Woran merke ich, dass ich die Frage meiner Herkunft meiden möchte, wenn ich mich innerhalb einer dominanten Gesellschaftsgruppe befinde? Ich achte beispielsweise besonders auf meine Ausdrucksweise und Artikulation und mein allgemeines Verhalten. Denn ich möchte auf keinen Fall auffallen. Und ich neige dazu, Gruppen aufzuspüren, die die gleichen Erfahrungen machen und begebe mich in deren Präsenz, weil ich dort mein Dasein nicht rechtfertigen muss. Ein sogenannter „Safer Space“. Ob meine Ausdrucksweise nun gut ist oder auch nicht, am Ende des Tages kommt die Frage dann doch. „Woher kommst du?“. Klingt ein wenig extrem oder? Tatsächlich ist es eine alltägliche Realität, die von Menschen „wie uns“ mal mehr und mal weniger bewusst erlebt wird.
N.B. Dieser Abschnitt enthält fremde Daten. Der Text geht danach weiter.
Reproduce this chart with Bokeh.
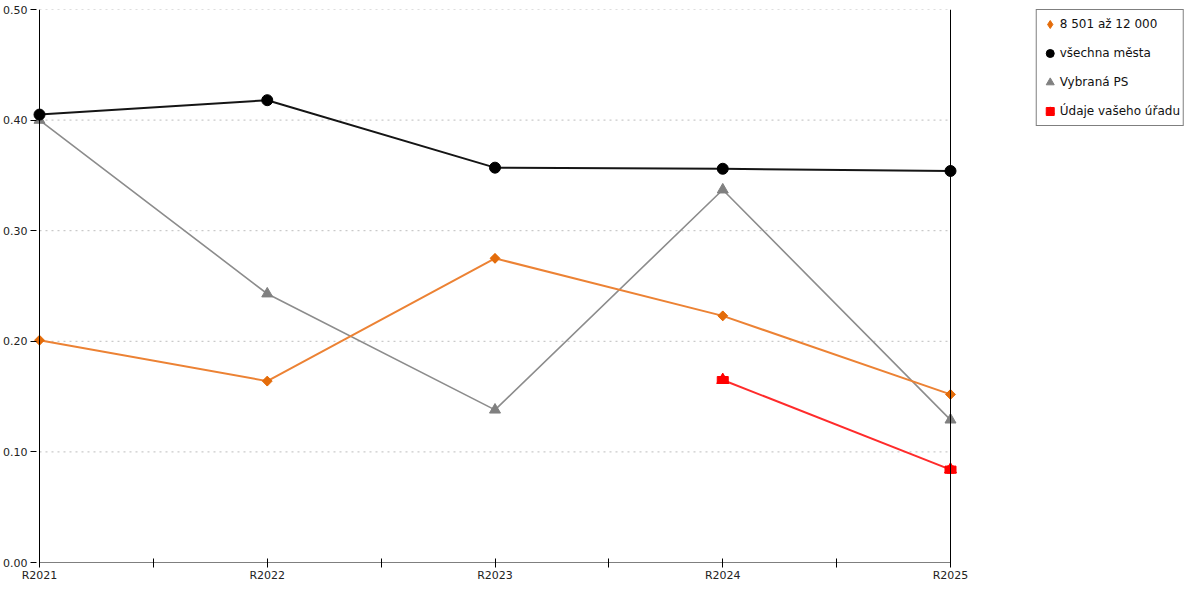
import math
from bokeh.plotting import figure
from bokeh.models import Range1d, FixedTicker, PrintfTickFormatter, Span, Legend, LegendItem
from bokeh.embed import file_html
from bokeh.resources import INLINE

# ---- data ----
years = ["R2021", "R2022", "R2023", "R2024", "R2025"]
band_vals = [0.201, 0.164, 0.275, 0.223, 0.152]      # 8 501 až 12 000
all_vals = [0.405, 0.418, 0.357, 0.356, 0.354]       # všechna města
ps_vals = [0.400, 0.243, 0.138, 0.337, 0.129]        # Vybraná PS
office_years = ["R2024", "R2025"]
office_vals = [0.165, 0.084]                         # Údaje vašeho úřadu
y_ticks = [0.0, 0.1, 0.2, 0.3, 0.4, 0.5]
series_names = ["8 501 až 12 000", "všechna města", "Vybraná PS", "Údaje vašeho úřadu"]

xs = list(range(len(years)))
ox = [years.index(y) for y in office_years]
FONT = "DejaVu Sans"

# layout targets (screen pixels) used to place the category axis inside a wider frame
FRAME_L, X0_PX, XN_PX, FRAME_R = 30, 39, 950, 1184
k = (XN_PX - X0_PX) / (xs[-1] - xs[0])
x_start = xs[0] - (X0_PX - FRAME_L) / k
x_end = xs[-1] + (FRAME_R - XN_PX) / k

p = figure(width=1184, height=584, output_backend="svg", toolbar_location=None,
           x_range=Range1d(x_start, x_end), y_range=Range1d(y_ticks[0], y_ticks[-1]),
           min_border_top=9, min_border_left=5, min_border_bottom=0, min_border_right=0)
p.outline_line_color = None
p.background_fill_color = "white"
p.border_fill_color = "white"
p.xgrid.grid_line_color = None
p.ygrid.grid_line_color = None

# dotted horizontal grid between first and last category
p.segment(x0=[xs[0]] * (len(y_ticks) - 1), x1=[xs[-1]] * (len(y_ticks) - 1),
          y0=y_ticks[1:], y1=y_ticks[1:], line_color="#bdbdbd", line_dash="2 4", line_width=1)

# x axis
xa = p.xaxis[0]
xa.ticker = FixedTicker(ticks=xs, minor_ticks=[x + 0.5 for x in xs[:-1]])
xa.major_label_overrides = {x: years[x] for x in xs}
xa.axis_line_color = None
xa.major_tick_in = 4
xa.major_tick_out = 5
xa.minor_tick_in = 4
xa.minor_tick_out = 5
xa.major_tick_line_color = "black"
xa.minor_tick_line_color = "black"
xa.major_label_standoff = 1
xa.major_label_text_font = FONT
xa.major_label_text_font_size = "11px"
xa.major_label_text_color = "#222222"

# y axis
ya = p.yaxis[0]
ya.ticker = FixedTicker(ticks=y_ticks)
ya.formatter = PrintfTickFormatter(format="%.2f")
ya.axis_line_color = None
ya.major_tick_in = 6
ya.major_tick_out = 0
ya.minor_tick_line_color = None
ya.major_tick_line_color = "black"
ya.major_label_standoff = 3
ya.major_label_text_font = FONT
ya.major_label_text_font_size = "11px"
ya.major_label_text_color = "#222222"

# axis lines at the first / last category
p.add_layout(Span(location=xs[0], dimension="height", line_color="black", line_width=1))
p.add_layout(Span(location=xs[-1], dimension="height", line_color="black", line_width=1))
p.segment(x0=[xs[0]], y0=[y_ticks[0]], x1=[xs[-1]], y1=[y_ticks[0]], line_color="black", line_width=1)

# series lines
p.line(xs, ps_vals, line_color="#8c8c8c", line_width=1.6)
p.line(xs, band_vals, line_color="#ec8234", line_width=2)
p.line(xs, all_vals, line_color="#151515", line_width=2)
p.line(ox, office_vals, line_color="#ff2b2b", line_width=2)

# markers
r_ps = p.scatter(xs, ps_vals, marker="triangle", size=11, fill_color="#808080", line_color="#808080")
r_band = p.scatter(xs, band_vals, marker="diamond", size=9, fill_color="#e46c0a", line_color="#e46c0a")
p.scatter(xs, band_vals, marker="square", size=7, angle=math.pi / 4,
          fill_color="#e46c0a", line_color="#e46c0a")
r_all = p.scatter(xs, all_vals, marker="circle", size=11, fill_color="black", line_color="black")
r_off_sq = p.scatter(ox, office_vals, marker="square", size=7, fill_color="#ff0000", line_color="#ff0000")
p.rect(ox, office_vals, width=11, height=7, width_units="screen", height_units="screen",
       fill_color="#ff0000", line_color="#ff0000")
r_off_tr = p.scatter(ox, office_vals, marker="triangle", size=12, fill_color="#ff0000", line_color="#ff0000")

legend = Legend(items=[
    LegendItem(label=series_names[0], renderers=[r_band]),
    LegendItem(label=series_names[1], renderers=[r_all]),
    LegendItem(label=series_names[2], renderers=[r_ps]),
    LegendItem(label=series_names[3], renderers=[r_off_sq, r_off_tr]),
], location="top_right", margin=0, padding=3, spacing=7, glyph_height=22, glyph_width=20,
   label_height=22, label_standoff=0, label_text_font=FONT, label_text_font_size="12px",
   label_text_color="#111111", border_line_color="black", border_line_width=1,
   background_fill_color="white", background_fill_alpha=1)
p.add_layout(legend, "center")

open("out.html", "w").write(file_html(p, INLINE))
Warum freue ich mich innerlich, wenn ich in den Nachrichten einen „nicht deutsch aussehenden Menschen“ sehe, der fließend Deutsch spricht? Warum freue ich mich, wenn Menschen mit Migrationsgeschichte Exzellenzleistungen im Bildungswesen erzielen? Warum hoffe ich zutiefst, dass bei jeder Gewalttat, die in Deutschland passiert, kein „Ausländer“ oder „Flüchtling“ der Täter ist? Ironischerweise beobachte ich nicht zum ersten Mal, dass es mir bei einem Auslandsaufenthalt leichter fällt zu sagen, ich sei Deutscher, als in Deutschland selbst. Es liegt mit großer Wahrscheinlichkeit daran, dass diese Aussagen im Ausland nur selten weiter hinterfragt wird.
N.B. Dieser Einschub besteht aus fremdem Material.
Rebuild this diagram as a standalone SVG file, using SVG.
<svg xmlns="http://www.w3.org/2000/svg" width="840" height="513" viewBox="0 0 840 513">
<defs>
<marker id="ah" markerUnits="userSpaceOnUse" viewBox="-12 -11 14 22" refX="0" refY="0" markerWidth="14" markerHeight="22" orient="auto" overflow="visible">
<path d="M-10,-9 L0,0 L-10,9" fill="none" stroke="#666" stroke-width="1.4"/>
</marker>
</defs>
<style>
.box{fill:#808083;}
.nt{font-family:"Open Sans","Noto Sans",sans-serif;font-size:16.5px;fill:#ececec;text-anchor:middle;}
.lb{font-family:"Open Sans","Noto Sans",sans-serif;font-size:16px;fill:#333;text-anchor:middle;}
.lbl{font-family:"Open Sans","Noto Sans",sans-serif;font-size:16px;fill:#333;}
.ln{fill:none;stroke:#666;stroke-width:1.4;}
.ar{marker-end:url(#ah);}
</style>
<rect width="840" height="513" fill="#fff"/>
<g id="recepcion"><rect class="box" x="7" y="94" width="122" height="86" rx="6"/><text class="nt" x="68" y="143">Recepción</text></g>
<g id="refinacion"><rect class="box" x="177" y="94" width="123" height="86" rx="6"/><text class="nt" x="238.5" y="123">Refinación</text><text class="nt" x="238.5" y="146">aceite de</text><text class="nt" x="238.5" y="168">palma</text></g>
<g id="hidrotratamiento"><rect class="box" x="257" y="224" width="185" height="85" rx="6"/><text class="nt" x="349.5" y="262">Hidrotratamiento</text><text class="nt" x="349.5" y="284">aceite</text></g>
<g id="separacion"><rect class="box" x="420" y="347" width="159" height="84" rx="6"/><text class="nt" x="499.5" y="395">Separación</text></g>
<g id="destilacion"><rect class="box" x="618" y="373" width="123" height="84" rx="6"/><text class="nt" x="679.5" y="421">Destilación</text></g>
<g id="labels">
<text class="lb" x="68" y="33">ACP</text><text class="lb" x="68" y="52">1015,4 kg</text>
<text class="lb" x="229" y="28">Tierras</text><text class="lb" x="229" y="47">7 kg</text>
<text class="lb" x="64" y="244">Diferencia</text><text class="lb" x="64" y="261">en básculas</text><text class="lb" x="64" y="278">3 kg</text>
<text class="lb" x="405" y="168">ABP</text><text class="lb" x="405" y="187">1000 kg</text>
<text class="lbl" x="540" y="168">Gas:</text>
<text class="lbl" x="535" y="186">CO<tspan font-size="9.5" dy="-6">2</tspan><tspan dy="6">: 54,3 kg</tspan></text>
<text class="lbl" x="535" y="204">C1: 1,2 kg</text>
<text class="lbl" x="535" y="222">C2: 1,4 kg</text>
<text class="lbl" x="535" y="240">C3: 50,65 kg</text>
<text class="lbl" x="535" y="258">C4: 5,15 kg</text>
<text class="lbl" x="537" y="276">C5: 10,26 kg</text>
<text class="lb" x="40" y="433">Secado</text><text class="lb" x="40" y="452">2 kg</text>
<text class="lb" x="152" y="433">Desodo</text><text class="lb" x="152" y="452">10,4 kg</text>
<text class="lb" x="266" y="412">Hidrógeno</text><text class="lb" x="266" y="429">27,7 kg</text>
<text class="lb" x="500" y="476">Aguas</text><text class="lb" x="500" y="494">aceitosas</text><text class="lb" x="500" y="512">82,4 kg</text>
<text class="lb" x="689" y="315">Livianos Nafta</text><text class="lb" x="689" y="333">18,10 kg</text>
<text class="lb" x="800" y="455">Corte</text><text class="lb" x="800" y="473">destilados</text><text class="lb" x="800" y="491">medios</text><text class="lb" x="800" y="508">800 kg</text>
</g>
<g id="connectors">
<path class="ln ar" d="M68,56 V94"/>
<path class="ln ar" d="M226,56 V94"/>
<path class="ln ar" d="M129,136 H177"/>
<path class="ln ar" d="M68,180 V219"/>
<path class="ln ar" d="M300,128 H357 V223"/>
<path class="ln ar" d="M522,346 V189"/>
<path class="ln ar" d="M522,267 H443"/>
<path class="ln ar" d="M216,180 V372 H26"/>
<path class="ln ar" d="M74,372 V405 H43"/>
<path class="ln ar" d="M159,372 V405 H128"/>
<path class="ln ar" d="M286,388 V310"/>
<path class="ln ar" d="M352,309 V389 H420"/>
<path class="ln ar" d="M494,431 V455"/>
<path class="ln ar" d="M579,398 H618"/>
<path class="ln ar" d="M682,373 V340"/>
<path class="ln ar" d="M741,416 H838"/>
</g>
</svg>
In aller Ohnmacht, die der rechtsterroristische Anschlag von Hanau gebracht hat, sah ich ein Interview einer Mutter, die den Tot ihres Sohnes beklagen musste. Sie sagte: „Mein Sohn hat doch eine Ausbildung gemacht und ganz normal gearbeitet (..)“. Was steht hier zwischen den Zeilen? Eine Mutter, die die Bereicherung ihres Sohnes der deutschen Gesellschaft, sein Zugehörigsein erst rechtfertigen muss. Sie versteht den Tod ihres Sohnes nicht. Er hat doch scheinbar alles getan, um Teil dieser Gesellschaft zu sein. Er machte doch eine Ausbildung und arbeitete ganz gewöhnlich. Und dennoch musste er sterben; weil er anders war.
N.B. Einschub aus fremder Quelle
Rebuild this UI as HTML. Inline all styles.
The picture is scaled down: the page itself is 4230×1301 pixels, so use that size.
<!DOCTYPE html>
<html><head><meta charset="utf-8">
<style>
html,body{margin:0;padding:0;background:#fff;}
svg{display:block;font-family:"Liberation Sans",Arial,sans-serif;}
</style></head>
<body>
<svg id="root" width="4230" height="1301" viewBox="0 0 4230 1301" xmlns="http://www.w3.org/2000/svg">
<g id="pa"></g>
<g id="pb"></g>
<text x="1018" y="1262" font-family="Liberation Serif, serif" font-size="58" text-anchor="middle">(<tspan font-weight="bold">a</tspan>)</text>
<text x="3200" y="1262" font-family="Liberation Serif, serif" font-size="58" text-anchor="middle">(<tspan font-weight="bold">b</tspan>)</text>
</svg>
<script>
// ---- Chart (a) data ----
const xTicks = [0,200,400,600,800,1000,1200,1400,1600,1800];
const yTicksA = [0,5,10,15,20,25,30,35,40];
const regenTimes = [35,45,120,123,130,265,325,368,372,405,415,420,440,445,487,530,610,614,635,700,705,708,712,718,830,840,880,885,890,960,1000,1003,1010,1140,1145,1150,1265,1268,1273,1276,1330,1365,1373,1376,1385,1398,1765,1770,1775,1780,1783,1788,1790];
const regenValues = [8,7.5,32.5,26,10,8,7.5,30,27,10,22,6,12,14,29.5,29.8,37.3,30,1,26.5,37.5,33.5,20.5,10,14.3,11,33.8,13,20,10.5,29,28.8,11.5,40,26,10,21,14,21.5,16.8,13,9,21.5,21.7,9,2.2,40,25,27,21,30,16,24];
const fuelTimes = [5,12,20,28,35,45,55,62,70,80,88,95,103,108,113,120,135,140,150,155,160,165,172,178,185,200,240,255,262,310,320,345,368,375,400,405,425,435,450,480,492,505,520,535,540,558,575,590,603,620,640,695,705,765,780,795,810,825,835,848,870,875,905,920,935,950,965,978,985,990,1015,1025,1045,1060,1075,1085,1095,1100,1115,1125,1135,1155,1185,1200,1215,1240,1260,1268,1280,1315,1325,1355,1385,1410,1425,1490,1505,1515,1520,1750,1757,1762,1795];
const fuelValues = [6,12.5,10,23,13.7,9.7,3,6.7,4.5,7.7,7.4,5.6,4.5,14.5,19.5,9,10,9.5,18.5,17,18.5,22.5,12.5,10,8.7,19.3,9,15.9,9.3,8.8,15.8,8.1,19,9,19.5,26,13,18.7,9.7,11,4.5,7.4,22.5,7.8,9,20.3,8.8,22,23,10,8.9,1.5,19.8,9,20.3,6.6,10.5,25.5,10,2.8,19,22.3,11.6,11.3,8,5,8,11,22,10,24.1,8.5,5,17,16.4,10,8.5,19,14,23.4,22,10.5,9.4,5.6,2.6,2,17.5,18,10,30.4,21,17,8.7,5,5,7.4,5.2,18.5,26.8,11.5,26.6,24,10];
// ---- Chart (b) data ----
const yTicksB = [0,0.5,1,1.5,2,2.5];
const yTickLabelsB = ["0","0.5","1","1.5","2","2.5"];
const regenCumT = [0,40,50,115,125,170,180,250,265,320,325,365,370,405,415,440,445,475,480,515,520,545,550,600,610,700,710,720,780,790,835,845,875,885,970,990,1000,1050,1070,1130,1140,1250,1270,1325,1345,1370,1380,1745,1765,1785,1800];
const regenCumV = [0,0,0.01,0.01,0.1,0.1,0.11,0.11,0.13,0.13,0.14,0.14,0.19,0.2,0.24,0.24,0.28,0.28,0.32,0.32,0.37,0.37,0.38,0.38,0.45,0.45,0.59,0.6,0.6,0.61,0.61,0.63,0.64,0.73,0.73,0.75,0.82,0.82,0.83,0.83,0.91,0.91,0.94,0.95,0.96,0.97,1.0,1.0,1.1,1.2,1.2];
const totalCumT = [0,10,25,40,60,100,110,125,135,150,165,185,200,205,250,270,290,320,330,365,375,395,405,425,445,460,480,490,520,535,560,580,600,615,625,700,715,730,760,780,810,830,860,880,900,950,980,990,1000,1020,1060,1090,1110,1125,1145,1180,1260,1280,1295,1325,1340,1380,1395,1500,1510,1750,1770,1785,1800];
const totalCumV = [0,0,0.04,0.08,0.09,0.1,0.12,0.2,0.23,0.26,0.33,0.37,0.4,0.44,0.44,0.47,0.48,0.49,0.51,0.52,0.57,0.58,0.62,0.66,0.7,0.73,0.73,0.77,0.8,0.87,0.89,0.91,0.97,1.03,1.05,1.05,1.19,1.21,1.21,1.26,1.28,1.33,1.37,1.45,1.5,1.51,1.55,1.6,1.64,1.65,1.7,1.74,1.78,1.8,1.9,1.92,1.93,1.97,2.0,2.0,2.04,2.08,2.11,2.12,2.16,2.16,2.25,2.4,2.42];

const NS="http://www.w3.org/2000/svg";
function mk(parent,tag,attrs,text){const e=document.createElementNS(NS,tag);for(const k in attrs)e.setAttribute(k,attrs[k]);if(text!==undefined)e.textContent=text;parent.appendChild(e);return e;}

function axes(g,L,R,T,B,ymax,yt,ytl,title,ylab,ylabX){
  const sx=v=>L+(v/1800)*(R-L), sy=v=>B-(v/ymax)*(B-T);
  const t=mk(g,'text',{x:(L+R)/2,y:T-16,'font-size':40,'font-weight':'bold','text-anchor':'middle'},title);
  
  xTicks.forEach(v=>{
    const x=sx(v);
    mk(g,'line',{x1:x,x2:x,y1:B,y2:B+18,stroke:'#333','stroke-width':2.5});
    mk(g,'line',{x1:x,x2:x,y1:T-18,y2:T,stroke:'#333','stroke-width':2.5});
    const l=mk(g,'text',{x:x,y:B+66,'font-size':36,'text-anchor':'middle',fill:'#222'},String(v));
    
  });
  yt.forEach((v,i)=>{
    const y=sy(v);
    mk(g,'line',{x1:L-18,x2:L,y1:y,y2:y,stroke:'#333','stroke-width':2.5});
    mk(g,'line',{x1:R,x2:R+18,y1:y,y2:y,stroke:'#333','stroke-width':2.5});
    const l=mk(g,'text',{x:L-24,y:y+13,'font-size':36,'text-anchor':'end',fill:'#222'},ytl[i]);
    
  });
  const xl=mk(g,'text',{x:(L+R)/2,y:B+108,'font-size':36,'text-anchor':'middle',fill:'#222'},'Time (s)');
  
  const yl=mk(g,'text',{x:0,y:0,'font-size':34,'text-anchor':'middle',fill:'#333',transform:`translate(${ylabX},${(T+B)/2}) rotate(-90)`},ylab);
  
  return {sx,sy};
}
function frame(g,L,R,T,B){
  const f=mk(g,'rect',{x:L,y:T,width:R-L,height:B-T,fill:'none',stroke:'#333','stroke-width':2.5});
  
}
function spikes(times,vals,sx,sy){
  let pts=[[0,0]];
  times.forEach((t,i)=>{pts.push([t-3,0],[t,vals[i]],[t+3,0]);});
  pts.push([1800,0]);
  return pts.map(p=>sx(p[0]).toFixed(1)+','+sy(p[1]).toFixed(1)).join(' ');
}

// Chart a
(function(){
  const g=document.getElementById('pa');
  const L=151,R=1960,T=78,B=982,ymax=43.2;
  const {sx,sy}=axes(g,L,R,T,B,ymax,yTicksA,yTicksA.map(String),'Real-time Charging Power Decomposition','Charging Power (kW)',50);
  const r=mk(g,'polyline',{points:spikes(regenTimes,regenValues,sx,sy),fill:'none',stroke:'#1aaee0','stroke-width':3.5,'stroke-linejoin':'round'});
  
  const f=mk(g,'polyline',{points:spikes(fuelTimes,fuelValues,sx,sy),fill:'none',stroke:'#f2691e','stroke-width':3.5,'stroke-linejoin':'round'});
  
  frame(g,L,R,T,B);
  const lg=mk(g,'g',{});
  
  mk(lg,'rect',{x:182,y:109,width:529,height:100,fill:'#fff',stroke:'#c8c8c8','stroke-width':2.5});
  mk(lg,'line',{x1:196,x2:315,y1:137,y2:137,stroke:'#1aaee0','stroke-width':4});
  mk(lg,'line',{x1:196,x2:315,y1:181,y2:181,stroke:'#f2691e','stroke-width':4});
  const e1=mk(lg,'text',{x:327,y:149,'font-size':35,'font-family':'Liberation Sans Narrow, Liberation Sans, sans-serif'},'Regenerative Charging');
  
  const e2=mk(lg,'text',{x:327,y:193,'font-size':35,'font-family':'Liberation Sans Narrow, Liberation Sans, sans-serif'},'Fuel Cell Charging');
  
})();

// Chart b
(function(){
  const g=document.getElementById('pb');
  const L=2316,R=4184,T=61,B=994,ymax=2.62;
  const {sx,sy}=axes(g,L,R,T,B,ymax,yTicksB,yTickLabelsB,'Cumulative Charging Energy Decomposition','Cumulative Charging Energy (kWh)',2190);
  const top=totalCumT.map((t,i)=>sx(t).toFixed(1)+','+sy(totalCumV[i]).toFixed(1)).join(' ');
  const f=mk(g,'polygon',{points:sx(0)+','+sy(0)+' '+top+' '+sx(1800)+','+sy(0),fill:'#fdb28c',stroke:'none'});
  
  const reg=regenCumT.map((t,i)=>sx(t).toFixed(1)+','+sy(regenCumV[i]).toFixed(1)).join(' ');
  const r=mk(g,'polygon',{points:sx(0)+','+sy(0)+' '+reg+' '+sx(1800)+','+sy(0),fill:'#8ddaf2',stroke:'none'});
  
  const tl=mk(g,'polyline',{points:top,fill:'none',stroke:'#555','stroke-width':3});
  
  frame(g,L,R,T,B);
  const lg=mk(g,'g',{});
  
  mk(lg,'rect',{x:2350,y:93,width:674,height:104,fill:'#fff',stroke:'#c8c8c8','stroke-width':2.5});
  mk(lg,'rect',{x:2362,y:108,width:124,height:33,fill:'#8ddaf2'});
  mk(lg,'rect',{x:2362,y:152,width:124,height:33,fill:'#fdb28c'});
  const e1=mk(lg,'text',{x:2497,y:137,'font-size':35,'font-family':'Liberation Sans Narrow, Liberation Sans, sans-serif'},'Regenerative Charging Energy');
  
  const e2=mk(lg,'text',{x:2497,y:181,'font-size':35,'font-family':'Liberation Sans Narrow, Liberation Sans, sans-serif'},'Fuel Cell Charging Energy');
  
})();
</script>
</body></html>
Ist die Frage nach der Herkunft verboten? Selbstverständlich nicht. Aber selbst ich habe eine lange Zeit nicht realisiert, wie persönlich diese Frage eigentlich ist. Und dennoch wird sie von vielen Menschen in fremden und formellen Begegnungen an erster Stelle gestellt. Ich will nicht anklagen und auch keine Betroffenheit auslösen oder sehen. Dennoch wünsche ich mir mehr Solidarität einer Mehrheitsgesellschaft, Mut und Willen zum Verstehen und Hinterfragen bestimmter Gewohnheitsstrukturen. Mit meinen zweiundzwanzig Jahren fange ich an, darüber nachzudenken, was solch scheinbar einfache Fragen mit meinem eigenen sozialen Verhalten tun. Zu fragen, was es mit meinem Freund tut, dessen Eltern aus der Türkei stammen und der im Politikunterricht das Verhältnis zu Erdogan erklären musste. Zu fragen, was es mit meiner Freundin tut, wenn sie die Erdölförderung in Nigeria im Geographieunterricht erläutern soll. Ihre Eltern stammen aus Ghana.
Rassistische, diskriminierende und ausgrenzende Gewohnheitsstrukturen sind so alltäglich und werden täglich übersehen. Und gleichzeitig werden diese Begriffe in Deutschland so normativ behandelt, als hätten sie nur im Ersten und Zweiten Weltkrieg stattgefunden, wie wir es im Schulunterricht gelernt haben, oder wenn sich ein rechtsradikal motivierter Anschlag wie in Hanau ereignet.
Musste es so weit kommen?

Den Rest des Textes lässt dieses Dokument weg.